Behold, you were angry, and we sinned; in our sins we have been a long time, and shall we be saved? We have all become like one who is unclean, and all our righteous deeds are like a polluted garment. We all fade like a leaf, and our iniquities, like the wind, take us away. There is no one who calls upon your name, who rouses himself to take hold of you; for you have hidden your face from us, and have made us melt in the hand of our iniquities. – Isaiah 64:5b-7 ESV
Isaiah was brutally honest in his assessment of the condition of God’s people. It was not a pretty picture. He had just finished saying, “You meet him who joyfully works righteousness, those who remember you in your ways” (Isaiah 64:5a ESV), but then he had to sadly acknowledge that no one in Judah fit that description. God was going to meet them, but it would not be a joyful occasion, because of their sins. God was angry with them, and rightfully so. They just couldn’t seem to stop sinning, and Isaiah couldn’t think of a reason why God would ever want to save them. Their sins had left them unclean, like a leper banned from access to the temple of God. They were impure, unholy, and unable to come into the presence of God. But Isaiah uses even more graphic language to describe the nature of their sin. All their activities, even their so-called righteous ones, were like soiled menstrual rags – unclean, unacceptable, and repulsive to the sight of God. Like a leaf fallen from a tree, they were lifeless and easily carried away by the winds of sin.
Isaiah paints a bleak, yet honest, picture. He knew all too well just how bad things had gotten in Judah. He had been trying to get their attention. He had been warning them of God’s pending judgment. But no one had listened. They had even stopped calling out to God. They couldn’t even seem to rouse themselves from their sinful stupor long enough to lift a hand in God’s direction. From the human perspective, it was as if God had hidden Himself from them. But it was their sin that had created a barrier between them and God. He was still there.
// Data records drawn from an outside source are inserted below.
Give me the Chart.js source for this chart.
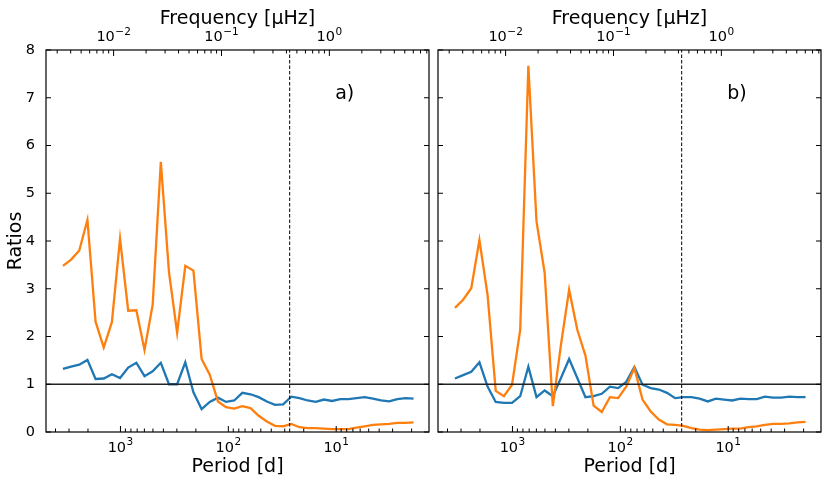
<!DOCTYPE html>
<html>
<head>
<meta charset="utf-8">
<script src="https://cdn.jsdelivr.net/npm/chart.js@4.4.1/dist/chart.umd.min.js"></script>
<style>
  body { margin: 0; background: #fff; width: 830px; height: 487px; position: relative; overflow: hidden; }
  canvas { position: absolute; top: 0; }
  #chartA { left: 0; }
  #chartB { left: 433px; }
</style>
</head>
<body>
<canvas id="chartA" width="433" height="487"></canvas>
<canvas id="chartB" width="397" height="487"></canvas>
<script>
// Periods [d] of the bins (same for both panels)
const periods = [3412, 2867, 2409, 2024, 1701, 1429, 1201, 1009, 847.7, 712.3,
  598.4, 502.9, 422.5, 355.0, 298.3, 250.6, 210.6, 176.9, 148.7, 124.9,
  104.9, 88.2, 74.1, 62.3, 52.3, 43.95, 36.93, 31.03, 26.07, 21.91,
  18.41, 15.47, 13.00, 10.92, 9.18, 7.71, 6.48, 5.44, 4.57, 3.84,
  3.23, 2.71, 2.28, 1.92];

// panel a)
const blueA = [1.32, 1.37, 1.41, 1.51, 1.11, 1.12, 1.21, 1.13, 1.35, 1.45,
  1.17, 1.27, 1.45, 1.00, 1.00, 1.46, 0.83, 0.48, 0.63, 0.72,
  0.63, 0.66, 0.82, 0.79, 0.73, 0.64, 0.57, 0.58, 0.74, 0.71,
  0.66, 0.63, 0.68, 0.65, 0.69, 0.69, 0.71, 0.73, 0.70, 0.66,
  0.64, 0.69, 0.71, 0.70];
const orangeA = [3.48, 3.61, 3.80, 4.44, 2.31, 1.77, 2.30, 4.05, 2.54, 2.55,
  1.72, 2.66, 5.66, 3.35, 2.08, 3.48, 3.38, 1.53, 1.20, 0.64,
  0.52, 0.49, 0.54, 0.50, 0.34, 0.22, 0.13, 0.12, 0.17, 0.10,
  0.08, 0.08, 0.07, 0.06, 0.06, 0.06, 0.09, 0.12, 0.15, 0.16,
  0.17, 0.19, 0.19, 0.20];

// panel b)
const blueB = [1.12, 1.19, 1.26, 1.46, 0.95, 0.63, 0.61, 0.61, 0.75, 1.37,
  0.73, 0.87, 0.75, 1.13, 1.53, 1.13, 0.73, 0.75, 0.80, 0.95,
  0.92, 1.05, 1.36, 0.99, 0.92, 0.89, 0.82, 0.71, 0.73, 0.73,
  0.70, 0.64, 0.70, 0.68, 0.66, 0.70, 0.69, 0.69, 0.74, 0.72,
  0.72, 0.74, 0.73, 0.73];
const orangeB = [2.60, 2.77, 3.01, 4.02, 2.87, 0.86, 0.75, 0.99, 2.14, 7.67,
  4.41, 3.33, 0.54, 1.83, 2.98, 2.14, 1.60, 0.55, 0.42, 0.73,
  0.71, 0.95, 1.34, 0.68, 0.43, 0.26, 0.16, 0.15, 0.13, 0.08,
  0.05, 0.04, 0.05, 0.06, 0.07, 0.07, 0.10, 0.12, 0.15, 0.17,
  0.17, 0.18, 0.20, 0.21];

// tick labels: base 10 with these exponents
const periodExps = [3, 2, 1];
const freqExps = [-2, -1, 0];
const periodRange = [1.38, 4900];   // days
const refRatio = 1;
const rotationPeriod = 27;          // days
const SEC_PER_DAY = 86400;

const toFreq = p => 1e6 / (p * SEC_PER_DAY);   // µHz
const FONT = '"DejaVu Sans", sans-serif';
const BLUE = '#1f77b4', ORANGE = '#ff7f0e';

function logTicks(min, max) {
  const out = [];
  for (let n = Math.floor(Math.log10(min)); n <= Math.ceil(Math.log10(max)); n++) {
    for (let k = 1; k < 10; k++) {
      const v = Number((k * Math.pow(10, n)).toPrecision(6));
      if (v >= min && v <= max) out.push(v);
    }
  }
  return out;
}
const decade = v => {
  const l = Math.log10(v);
  return Math.abs(l - Math.round(l)) < 1e-6 ? Math.round(l) : null;
};

// "10" with a raised exponent, centred on x, baseline at y
function powLabel(ctx, x, y, exp) {
  const e = String(exp).replace('-', '\u2212');
  ctx.font = '14.5px ' + FONT;
  const wb = ctx.measureText('10').width;
  ctx.font = '10.5px ' + FONT;
  const we = ctx.measureText(e).width;
  const x0 = x - (wb + we + 0.5) / 2;
  ctx.textAlign = 'left';
  ctx.textBaseline = 'alphabetic';
  ctx.font = '14.5px ' + FONT;
  ctx.fillText('10', x0, y);
  ctx.font = '10.5px ' + FONT;
  ctx.fillText(e, x0 + wb + 0.5, y - 6.5);
}

// inward ticks on all four sides, frame, power-of-ten labels and panel letter
const framePlugin = {
  id: 'frame',
  afterDraw(chart, args, opts) {
    const { ctx, chartArea: a, scales } = chart;
    ctx.save();
    ctx.strokeStyle = '#000';
    ctx.lineWidth = 1;
    const line = (x1, y1, x2, y2) => { ctx.beginPath(); ctx.moveTo(x1, y1); ctx.lineTo(x2, y2); ctx.stroke(); };
    scales.x.ticks.forEach(t => {
      const px = scales.x.getPixelForValue(t.value);
      line(px, a.bottom, px, a.bottom - (decade(t.value) !== null ? 6 : 3.5));
    });
    scales.x2.ticks.forEach(t => {
      const px = scales.x2.getPixelForValue(t.value);
      line(px, a.top, px, a.top + (decade(t.value) !== null ? 6 : 3.5));
    });
    scales.y.ticks.forEach(t => {
      const py = scales.y.getPixelForValue(t.value);
      line(a.left, py, a.left + 5, py);
      line(a.right, py, a.right - 5, py);
    });
    ctx.lineWidth = 1.2;
    ctx.strokeRect(a.left, a.top, a.width, a.height);

    ctx.fillStyle = '#000';
    periodExps.forEach(n => powLabel(ctx, scales.x.getPixelForValue(Math.pow(10, n)), a.bottom + 19.5, n));
    freqExps.forEach(n => powLabel(ctx, scales.x2.getPixelForValue(Math.pow(10, n)), a.top - 9, n));

    ctx.font = '19px ' + FONT;
    ctx.textAlign = 'left';
    ctx.textBaseline = 'middle';
    ctx.fillText(opts.label, a.left + a.width * 0.755, a.top + a.height * 0.115);
    ctx.restore();
  }
};

function makeChart(id, blue, orange, label, showY) {
  const pts = arr => periods.map((p, i) => ({ x: p, y: arr[i] }));
  return new Chart(document.getElementById(id), {
    type: 'line',
    data: {
      datasets: [
        { data: pts(blue), borderColor: BLUE, borderWidth: 2.3, order: 3 },
        { data: pts(orange), borderColor: ORANGE, borderWidth: 2.3, order: 2 },
        { data: [{ x: periodRange[0], y: refRatio }, { x: periodRange[1], y: refRatio }],
          borderColor: '#222', borderWidth: 1.3, order: 1 },
        { data: [{ x: rotationPeriod, y: 0 }, { x: rotationPeriod, y: 8 }],
          borderColor: '#000', borderWidth: 1, borderDash: [3.5, 2], order: 0 }
      ]
    },
    options: {
      responsive: false,
      animation: false,
      events: [],
      layout: { padding: { left: 0, right: showY ? 4 : 9, top: 0, bottom: 0 } },
      elements: { point: { radius: 0 }, line: { tension: 0, fill: false } },
      plugins: { legend: { display: false }, tooltip: { enabled: false }, frame: { label } },
      scales: {
        x: {
          type: 'logarithmic', position: 'bottom', reverse: true,
          min: periodRange[0], max: periodRange[1],
          grid: { display: false, drawTicks: false }, border: { display: false },
          afterBuildTicks: s => { s.ticks = logTicks(s.min, s.max).map(v => ({ value: v })); },
          afterFit: s => { s.height = 55; },
          ticks: { display: false, autoSkip: false },
          title: { display: true, text: 'Period [d]', color: '#000',
            font: { family: FONT, size: 19 }, padding: { top: 0, bottom: 9 } }
        },
        x2: {
          type: 'logarithmic', position: 'top',
          min: toFreq(periodRange[1]), max: toFreq(periodRange[0]),
          grid: { display: false, drawTicks: false }, border: { display: false },
          afterBuildTicks: s => { s.ticks = logTicks(s.min, s.max).map(v => ({ value: v })); },
          afterFit: s => { s.height = 50; },
          ticks: { display: false, autoSkip: false },
          title: { display: true, text: 'Frequency [μHz]', color: '#000',
            font: { family: FONT, size: 19 }, padding: { top: 7.5, bottom: 0 } }
        },
        y: {
          type: 'linear', min: 0, max: 8,
          grid: { display: false, drawTicks: false }, border: { display: false },
          afterFit: s => { s.width = showY ? 46 : 5; },
          ticks: { display: showY, stepSize: 1, padding: 11, color: '#000',
            font: { family: FONT, size: 14.5 } },
          title: { display: showY, text: 'Ratios', color: '#000',
            font: { family: FONT, size: 19 }, padding: { top: 5, bottom: 0 } }
        }
      }
    },
    plugins: [framePlugin]
  });
}

makeChart('chartA', blueA, orangeA, 'a)', true);
makeChart('chartB', blueB, orangeB, 'b)', false);
</script>
</body>
</html>
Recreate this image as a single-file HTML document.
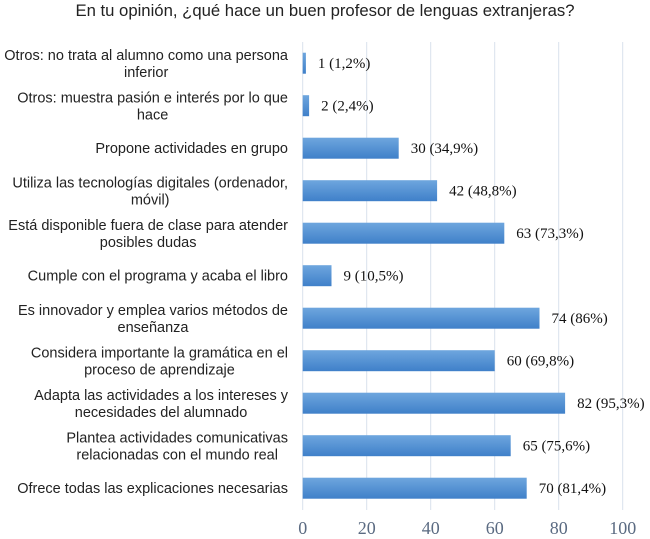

He was ready to respond as soon as they were willing to repent. But their constant state of sin had left them in a sorry condition. They were separated from God and unable to do anything to remedy their problem. In fact, God had given them over to their sin. He had allowed them to reap the consequences of their choices. They were experiencing the consequences of their sin.
The apostle Paul describes a similar situation in his letter to the Romans. “Yes, they knew God, but they wouldn’t worship him as God or even give him thanks. And they began to think up foolish ideas of what God was like. As a result, their minds became dark and confused. Claiming to be wise, they instead became utter fools. And instead of worshiping the glorious, ever-living God, they worshiped idols made to look like mere people and birds and animals and reptiles” (Romans 1:21-23 NLT). Rather than worship God, they created their own gods. They came up with gods who would approve of their sin and validate their selfish desires. As a result, God let them have exactly what they wanted. “So God abandoned them to do whatever shameful things their hearts desired” (Romans 1:24 NLT). That verse should send shudders down the spine of every believer. The very thought of God abandoning us to do what our hearts desire should scare us. Our natural man, left to its own devices, will always choose the wrong path. Our old nature, motivated by pride, lust, greed, and selfishness, will always gravitate toward rebellion against God. Even as redeemed children of God, we must never lose sight of the fact that our capacity to sin remains within us. It is only our dependence upon God and our reliance upon His indwelling Spirit that gives us the ability to live righteously instead of sinfully. Paul reminds us, “So I say, let the Holy Spirit guide your lives. Then you won’t be doing what your sinful nature craves” (Galatians 5:16 NLT).
Sin is a constant threat to the child of God. We have our old sinful nature to deal with. We live in a hostile world that is opposed to us and intent on destroying us. We have an enemy who can’t stand us and who is out to steal, kill and destroy. While our sins can never separate us from the love of God or cause us to lose our salvation, they can destroy our joy, rob us of peace, damage our witness, harden our hearts, limit our effectiveness, and harm the reputation of God. There is nothing more sad than a child of God whose life doesn’t reflect his position. We have been redeemed by God through the blood of Jesus Christ and are intended to live lives that reflect our new-found status as sons and daughters of God. We have the Spirit of God living within us and the Word of God to guide us. We have been placed within the body of Christ and been given spiritual gifts designed to minister to one another so that we might grow in Christ-likeness. But sin can and will wreak havoc on our spiritual lives if we allow it to. If we give in to our sinful nature, we will reap the consequences. That’s why our constant dependence upon God is so important. Paul put it this way: “My old self has been crucified with Christ. It is no longer I who live, but Christ lives in me. So I live in this earthly body by trusting in the Son of God, who loved me and gave himself for me” (Galatians 2:2 NLT). I can choose to live as one unclean or as one who has been cleansed by the blood of Christ. I can give in to my old sinful nature or I can live in constant reliance upon the will of God with the help of the Spirit of God.